## Problem
Set down, exactly as written, the lines from the top of the data to the line that holds "import numpy as np", and omit the pictures.

[BEGIN]

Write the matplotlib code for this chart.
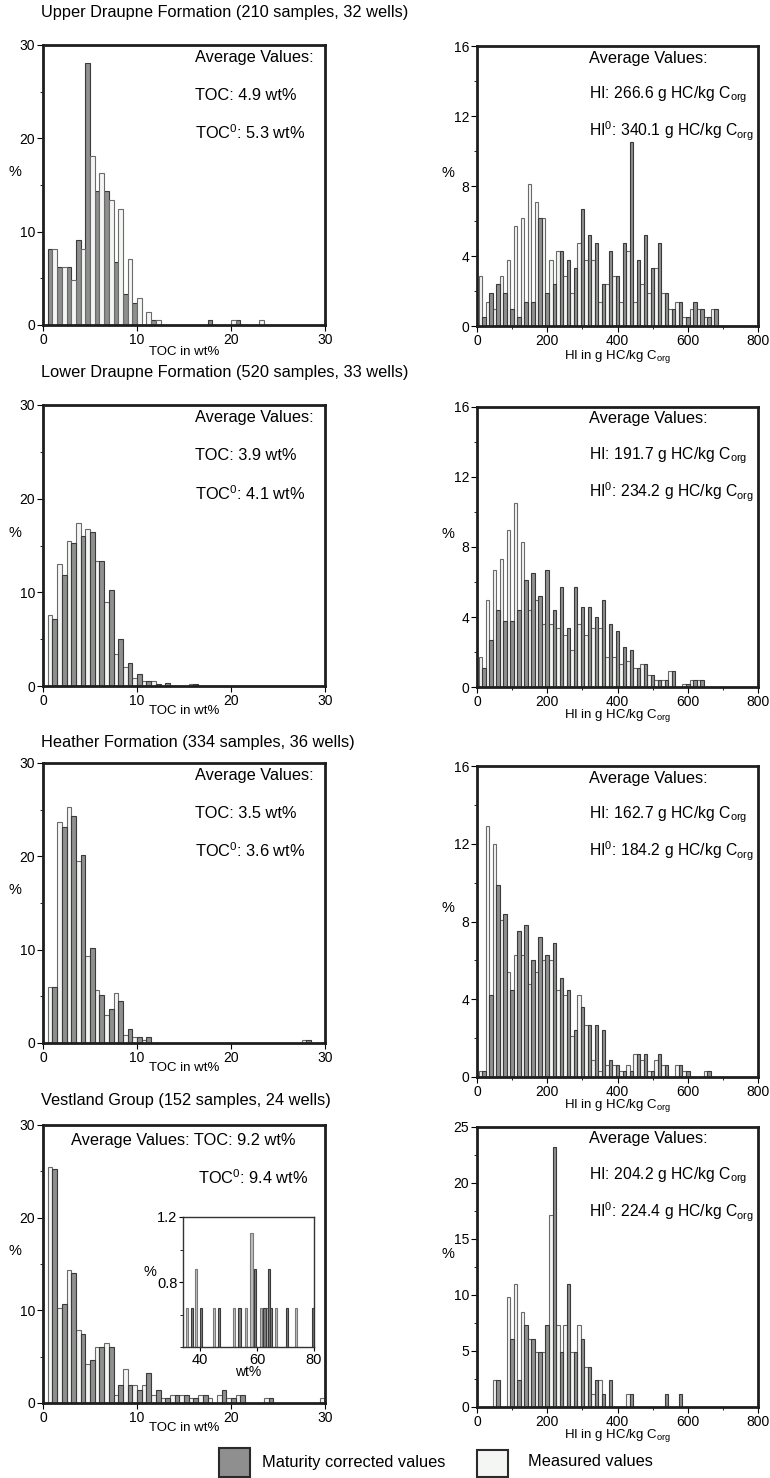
import matplotlib
matplotlib.use("Agg")
import matplotlib.pyplot as plt
from matplotlib.patches import Rectangle
from matplotlib.ticker import MultipleLocator
import numpy as np

plt.rcParams['font.family'] = ['Liberation Sans', 'DejaVu Sans']
plt.rcParams['mathtext.fontset'] = 'custom'
plt.rcParams['mathtext.rm'] = 'Liberation Sans'
plt.rcParams['mathtext.default'] = 'regular'

W, H = 770, 1478

# ---- TOC histograms (1 wt% bins, k = 1, 2, ...) ----
upper_toc_meas = [8.1, 6.2, 4.8, 8.1, 18.1, 16.3, 13.4, 12.4, 7.1, 2.9, 1.4, 0.5,
                  0, 0, 0, 0, 0, 0, 0, 0.5, 0, 0, 0.5]
upper_toc_corr = [8.1, 6.2, 6.2, 9.1, 28.1, 14.4, 14.4, 6.7, 3.3, 2.4, 0, 0.5,
                  0, 0, 0, 0, 0, 0.5, 0, 0, 0.5, 0, 0]

lower_toc_meas = [7.6, 13.0, 15.5, 17.4, 16.8, 13.3, 9.0, 3.4, 2.0, 0.9, 0.5, 0.5, 0, 0, 0, 0.2]
lower_toc_corr = [7.1, 11.8, 15.3, 16.0, 16.4, 13.3, 10.2, 5.0, 2.5, 1.3, 0.5, 0.2, 0.3, 0, 0, 0.2]

heather_toc_meas = [6.0, 23.7, 25.3, 19.5, 9.3, 5.7, 3.0, 5.4, 0.9, 0.6, 0.3,
                    0, 0, 0, 0, 0, 0, 0, 0, 0, 0, 0, 0, 0, 0, 0, 0, 0.3]
heather_toc_corr = [6.0, 23.1, 24.3, 20.1, 10.2, 5.1, 3.6, 4.5, 1.5, 0.6, 0.6,
                    0, 0, 0, 0, 0, 0, 0, 0, 0, 0, 0, 0, 0, 0, 0, 0, 0.3]

vest_toc_meas = [25.5, 10.2, 14.4, 7.9, 4.2, 6.0, 6.5, 0.9, 3.7, 1.9, 1.9, 0.9, 0.5, 0.9, 0.9,
                 0.5, 0.9, 0.5, 0.9, 0.5, 0.9, 0, 0, 0.5, 0, 0, 0, 0, 0, 0.5]
vest_toc_corr = [25.2, 10.7, 14.0, 7.4, 4.6, 6.0, 6.0, 1.9, 1.9, 1.4, 3.2, 1.4, 0.5, 0.9, 0.9,
                 0.5, 0.9, 0, 1.4, 0.5, 0.9, 0, 0, 0.5, 0, 0, 0, 0, 0, 0.5]

# Vestland inset (TOC > 30 wt%)
inset_meas_x = [35.5, 38.5, 45.0, 52.0, 56.1, 58.1, 61.4, 63.4, 66.7, 73.8]
inset_meas_h = [0.64, 0.88, 0.64, 0.64, 0.64, 1.10, 0.64, 0.64, 0.64, 0.64]
inset_corr_x = [37.1, 40.2, 46.7, 53.8, 59.4, 62.6, 64.1, 65.0, 70.5, 79.7]
inset_corr_h = [0.64, 0.64, 0.64, 0.64, 0.88, 0.64, 0.88, 0.64, 0.64, 0.64]

# ---- HI histograms (20 g HC/kg C bins starting at 0) ----
upper_hi_meas = [2.85, 1.4, 0.95, 2.85, 3.8, 5.7, 6.2, 8.1, 7.1, 6.2, 3.8, 4.3, 2.85, 1.9, 4.75, 3.8, 3.8,
                 1.4, 2.4, 2.85, 1.4, 4.3, 1.4, 2.4, 1.9, 3.3, 1.9, 0.95, 1.4, 0.5, 0.95, 0.95, 0.5, 0.95]
upper_hi_corr = [0.5, 1.9, 2.4, 1.9, 0.95, 0.5, 1.4, 1.4, 6.2, 1.9, 2.4, 4.3, 3.8, 3.3, 6.7, 5.2, 4.75,
                 2.4, 4.3, 2.85, 4.75, 10.5, 3.8, 5.2, 3.3, 4.75, 1.9, 0.95, 1.4, 0.5, 1.4, 0.95, 0.5, 0.95]

lower_hi_meas = [1.7, 5.0, 6.7, 7.3, 9.0, 10.5, 8.3, 4.4, 5.0, 3.6, 3.6, 3.4, 3.0, 2.1, 3.6, 3.0,
                 3.4, 3.4, 1.7, 1.7, 1.3, 1.5, 1.1, 1.3, 0.7, 0.4, 0.4, 0.9, 0, 0.15, 0.4, 0.4]
lower_hi_corr = [1.1, 2.7, 4.4, 3.8, 3.8, 4.4, 6.1, 6.5, 5.2, 6.7, 4.4, 5.7, 3.4, 5.7, 4.6, 4.6,
                 4.0, 5.0, 3.6, 3.2, 2.3, 2.1, 1.1, 1.3, 0.7, 0.4, 0.4, 0.9, 0, 0.15, 0.4, 0.4]

heather_hi_meas = [0.3, 12.9, 12.0, 8.1, 5.4, 6.3, 6.3, 4.8, 5.4, 6.0, 6.0, 4.5, 4.2, 2.1, 4.2, 2.7, 0.9,
                   0.3, 0.6, 0.6, 0.3, 0.6, 1.2, 0.9, 0.3, 0.9, 0.6, 0, 0.6, 0.3, 0, 0, 0.3]
heather_hi_corr = [0.3, 4.2, 9.9, 8.4, 4.5, 7.5, 7.8, 6.0, 7.2, 6.3, 6.9, 5.1, 4.5, 2.4, 3.6, 2.7, 2.7,
                   2.4, 0.9, 0.6, 0.3, 0.3, 1.2, 1.2, 0.3, 1.2, 0.6, 0, 0.6, 0.3, 0, 0, 0.3]

vest_hi_meas = [0, 0, 2.4, 0, 9.8, 11.0, 8.5, 6.1, 4.9, 4.9, 17.1, 7.3, 7.3, 4.9, 7.3, 3.6, 1.2,
                2.4, 0, 0, 0, 1.2, 0, 0, 0, 0, 0, 0, 0]
vest_hi_corr = [0, 0, 2.4, 0, 6.1, 2.4, 7.3, 6.1, 4.9, 7.3, 23.2, 4.9, 11.0, 4.9, 6.1, 3.6, 2.4,
                1.2, 2.4, 0, 0, 1.2, 0, 0, 0, 0, 1.2, 0, 1.2]

titles = ["Upper Draupne Formation (210 samples, 32 wells)",
          "Lower Draupne Formation (520 samples, 33 wells)",
          "Heather Formation (334 samples, 36 wells)",
          "Vestland Group (152 samples, 24 wells)"]
toc_avg = [("4.9", "5.3"), ("3.9", "4.1"), ("3.5", "3.6"), ("9.2", "9.4")]
hi_avg = [("266.6", "340.1"), ("191.7", "234.2"), ("162.7", "184.2"), ("204.2", "224.4")]

GRAY = '#8f8f8f'
WHITE = '#f4f6f4'
EDGE_G = '#3a3a3a'
EDGE_W = '#6a6a6a'
FS = 11.8
TFS = 10


def px_axes(fig, x0, y0, x1, y1):
    return fig.add_axes([x0 / W, 1 - y1 / H, (x1 - x0) / W, (y1 - y0) / H])


def bars(ax, left, heights, width, color, edge):
    left = np.asarray(left, float)
    heights = np.asarray(heights, float)
    m = heights > 0
    ax.bar(left[m], heights[m], width=width, align='edge', color=color,
           edgecolor=edge, linewidth=0.8)


def frame(ax, lw=2.0):
    for s in ax.spines.values():
        s.set_linewidth(lw)
        s.set_color('#1e1e1e')
    ax.tick_params(direction='out', length=4, width=0.8, labelsize=TFS, pad=1.5)
    ax.tick_params(which='minor', direction='out', length=2.5, width=0.6)


def toc_panel(ax, meas, corr, gray_first):
    k = np.arange(1, len(meas) + 1)
    if gray_first:
        bars(ax, k - 0.5, corr, 0.5, GRAY, EDGE_G)
        bars(ax, k, meas, 0.5, WHITE, EDGE_W)
    else:
        bars(ax, k - 0.5, meas, 0.5, WHITE, EDGE_W)
        bars(ax, k, corr, 0.5, GRAY, EDGE_G)
    ax.set_xlim(0, 30)
    ax.set_ylim(0, 30)
    ax.xaxis.set_major_locator(MultipleLocator(10))
    ax.yaxis.set_major_locator(MultipleLocator(10))
    ax.yaxis.set_minor_locator(MultipleLocator(5))
    frame(ax)
    ax.set_ylabel("%", rotation=0, fontsize=10.5)
    ax.yaxis.set_label_coords(-0.10, 0.52)


def hi_panel(ax, meas, corr, ymax, ymaj):
    b = 20 * np.arange(len(meas))
    bars(ax, b + 5, meas, 10, WHITE, EDGE_W)
    bars(ax, b + 15, corr, 10, GRAY, EDGE_G)
    ax.set_xlim(0, 800)
    ax.set_ylim(0, ymax)
    ax.xaxis.set_major_locator(MultipleLocator(200))
    ax.xaxis.set_minor_locator(MultipleLocator(100))
    ax.yaxis.set_major_locator(MultipleLocator(ymaj))
    ax.yaxis.set_minor_locator(MultipleLocator(ymaj / 2))
    frame(ax)
    ax.set_ylabel("%", rotation=0, fontsize=10.5)
    ax.yaxis.set_label_coords(-0.105, 0.52)


fig = plt.figure(figsize=(W / 100, H / 100), dpi=100)

rows_left = [(45, 325), (405, 686), (763, 1043), (1125, 1403)]
rows_right = [(46, 326), (407, 687), (766, 1077), (1127, 1407)]
title_y = [13, 372, 742, 1100]
lab_gap = [21, 19, 19, 19]   # pixels between axes bottom and x-label top

toc_data = [(upper_toc_meas, upper_toc_corr), (lower_toc_meas, lower_toc_corr),
            (heather_toc_meas, heather_toc_corr), (vest_toc_meas, vest_toc_corr)]
hi_data = [(upper_hi_meas, upper_hi_corr), (lower_hi_meas, lower_hi_corr),
           (heather_hi_meas, heather_hi_corr), (vest_hi_meas, vest_hi_corr)]

for i in range(4):
    fig.text(41 / W, 1 - title_y[i] / H, titles[i], fontsize=FS, va='center', ha='left')

    # left: TOC
    y0, y1 = rows_left[i]
    ax = px_axes(fig, 43, y0, 325, y1)
    toc_panel(ax, *toc_data[i], gray_first=(i == 0))
    ax.set_xlabel("TOC in wt%", fontsize=9.5)
    ax.xaxis.set_label_coords(0.5, -lab_gap[i] / (y1 - y0))
    t, t0 = toc_avg[i]
    if i < 3:
        ax.text(0.54, 0.957, "Average Values:", transform=ax.transAxes, fontsize=FS, va='center')
        ax.text(0.54, 0.82, f"TOC: {t} wt%", transform=ax.transAxes, fontsize=FS, va='center')
        ax.text(0.54, 0.686, f"TOC$^0$: {t0} wt%", transform=ax.transAxes, fontsize=FS, va='center')
    else:
        ax.text(0.10, 0.946, f"Average Values: TOC: {t} wt%", transform=ax.transAxes,
                fontsize=FS, va='center')
        ax.text(0.55, 0.81, f"TOC$^0$: {t0} wt%", transform=ax.transAxes, fontsize=FS, va='center')

    # right: HI
    y0, y1 = rows_right[i]
    hh = y1 - y0
    ax = px_axes(fig, 477, y0, 758, y1)
    if i < 3:
        hi_panel(ax, *hi_data[i], 16, 4)
    else:
        hi_panel(ax, *hi_data[i], 25, 5)
    ax.set_xlabel("HI in g HC/kg C$_{org}$", fontsize=9.5)
    ax.xaxis.set_label_coords(0.5, -(lab_gap[i] + 1) / hh)
    h, h0 = hi_avg[i]
    ax.text(0.40, 1 - 12 / hh, "Average Values:", transform=ax.transAxes, fontsize=FS, va='center')
    ax.text(0.40, 1 - 49 / hh, f"HI: {h} g HC/kg C$_{{org}}$", transform=ax.transAxes,
            fontsize=11.3, va='center')
    ax.text(0.40, 1 - 85 / hh, f"HI$^0$: {h0} g HC/kg C$_{{org}}$", transform=ax.transAxes,
            fontsize=11.3, va='center')

# inset in Vestland TOC panel
ins = px_axes(fig, 183, 1217, 314, 1347)
bars(ins, np.array(inset_meas_x) - 0.4, inset_meas_h, 0.8, '#bdbdbd', '#7a7a7a')
bars(ins, np.array(inset_corr_x) - 0.4, inset_corr_h, 0.8, '#7d7d7d', '#3a3a3a')
ins.set_xlim(34, 80)
ins.set_ylim(0.4, 1.2)
ins.xaxis.set_major_locator(MultipleLocator(20))
ins.yaxis.set_minor_locator(MultipleLocator(0.2))
ins.set_yticks([0.8, 1.2])
ins.set_yticklabels(["0.8", "1.2"])
for s in ins.spines.values():
    s.set_linewidth(1.0)
    s.set_color('#333333')
ins.tick_params(direction='out', length=3, width=0.8, labelsize=10.5, pad=1)
ins.tick_params(which='minor', length=2, width=0.6)
ins.set_xlabel("wt%", fontsize=10)
ins.xaxis.set_label_coords(0.5, -0.14)
ins.set_ylabel("%", rotation=0, fontsize=10.5)
ins.yaxis.set_label_coords(-0.25, 0.52)

# legend at bottom
fig.add_artist(Rectangle((219 / W, 1 - 1477 / H), 31 / W, 29 / H, transform=fig.transFigure,
                         facecolor=GRAY, edgecolor='#2a2a2a', linewidth=1.5))
fig.text(262 / W, 1 - 1462 / H, "Maturity corrected values", fontsize=FS, va='center')
fig.add_artist(Rectangle((477 / W, 1 - 1477 / H), 31 / W, 27 / H, transform=fig.transFigure,
                         facecolor=WHITE, edgecolor='#2a2a2a', linewidth=1.5))
fig.text(528 / W, 1 - 1462 / H, "Measured values", fontsize=FS, va='center')

fig.savefig("out.png", dpi=100)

[END]

## Result for this task
Write the matplotlib code for this chart.
import matplotlib
matplotlib.use("Agg")
import matplotlib.pyplot as plt
from matplotlib.patches import Rectangle
from matplotlib.ticker import MultipleLocator
import numpy as np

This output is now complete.